Removing race from equations that estimate lung function will shift the categorization of disease severity across patient populations, moving more Black individuals into an advanced disease category, according to new research led by scientists at Harvard Medical School. At the same time, more white and Hispanic people would be reclassified as having less advanced illness.

The findings, the research team said, suggest that adjusting lung function tests to include race — as has been the case historically — likely normalized worse lung function and downplayed disease severity among Black people.

The work, published May 19 in the New England Journal of Medicine, was presented simultaneously at a special session of the annual meeting of the American Thoracic Society.

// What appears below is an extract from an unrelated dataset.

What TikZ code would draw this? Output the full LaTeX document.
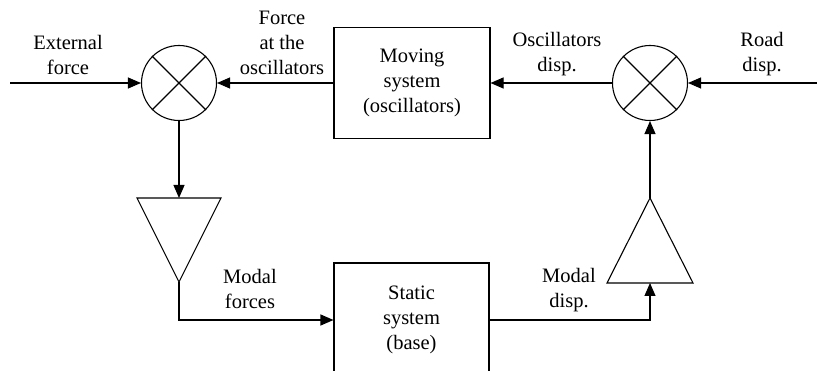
\documentclass[tikz,border=0pt]{standalone}
\usepackage{fontspec}
\setmainfont{Liberation Serif}
\usetikzlibrary{arrows.meta}
\begin{document}
\begin{tikzpicture}[x=1pt,y=-1pt,
  line width=1.1pt,
  every node/.style={font=\rmfamily\fontsize{20.5}{25}\selectfont},
  lbl/.style={align=center, inner sep=0pt},
  sumnode/.style={draw, circle, minimum size=75pt, inner sep=0pt},
  blk/.style={draw, rectangle, align=center, inner sep=0pt},
  arr/.style={-{Triangle[length=13pt,width=11pt]}}]
\useasboundingbox (0,0) rectangle (817,371);
\clip (0,0) rectangle (817,371);
% summing junctions
\node[sumnode] (sumL) at (179,83) {};
\node[sumnode] (sumR) at (650,83) {};
\draw (sumL.45) -- (sumL.225) (sumL.135) -- (sumL.315);
\draw (sumR.45) -- (sumR.225) (sumR.135) -- (sumR.315);
% blocks
\node[blk, minimum width=156pt, minimum height=111pt] (moving) at (412,83) {Moving\\system\\(oscillators)};
\node[blk, minimum width=155pt, minimum height=114pt] (static) at (411.5,320) {Static\\system\\(base)};
% triangles
\coordinate (triLtop) at (179,198);
\coordinate (triLapex) at (179,282);
\draw (137,198) -- (221,198) -- (triLapex) -- cycle;
\coordinate (triRbase) at (650,283);
\coordinate (triRapex) at (650,198);
\draw (607,283) -- (693,283) -- (triRapex) -- cycle;
% free ends
\coordinate (extin) at (10,83);
\coordinate (roadin) at (817,83);
% connectors
\draw[arr] (extin) -- (sumL.west);
\draw[arr] (moving.west) -- (sumL.east);
\draw[arr] (sumR.west) -- (moving.east);
\draw[arr] (roadin) -- (sumR.east);
\draw[arr] (sumL.south) -- (triLtop);
\draw[arr] (triLapex) |- (static.west);
\draw[arr] (static.east) -| (triRbase);
\draw[arr] (triRapex) -- (sumR.south);
% labels
\node[lbl] (lext) at (68,54.5) {External\\force};
\node[lbl] (lfosc) at (282,43) {Force\\at the\\oscillators};
\node[lbl] (loscd) at (557,54.5) {Oscillators\\disp.};
\node[lbl] (lroad) at (762,54.5) {Road\\disp.};
\node[lbl] (lmodf) at (250,288.5) {Modal\\forces};
\node[lbl] (lmodd) at (569,290.5) {Modal\\disp.};
\end{tikzpicture}
\end{document}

“The race-based formula to estimate lung function assumes that different race groups have different normal lung function, and it’s known that this can obscure disease severity in many individuals,” said study senior author Raj Manrai, assistant professor of biomedical informatics in the Blavatnik Institute at HMS. “Yet the myriad implications of race adjustment and the effects of removing race have not been comprehensively quantified — our study is an attempt do so.”

The analysis shows that removing race from current lung function estimates would change who is diagnosed with respiratory illness and, in turn, who qualifies for disability compensation and veterans’ benefits and who’s eligible for jobs that require certain levels of lung function.

Manrai and study first author James Diao previously led research to assess the implications of removing race from estimates of kidney function.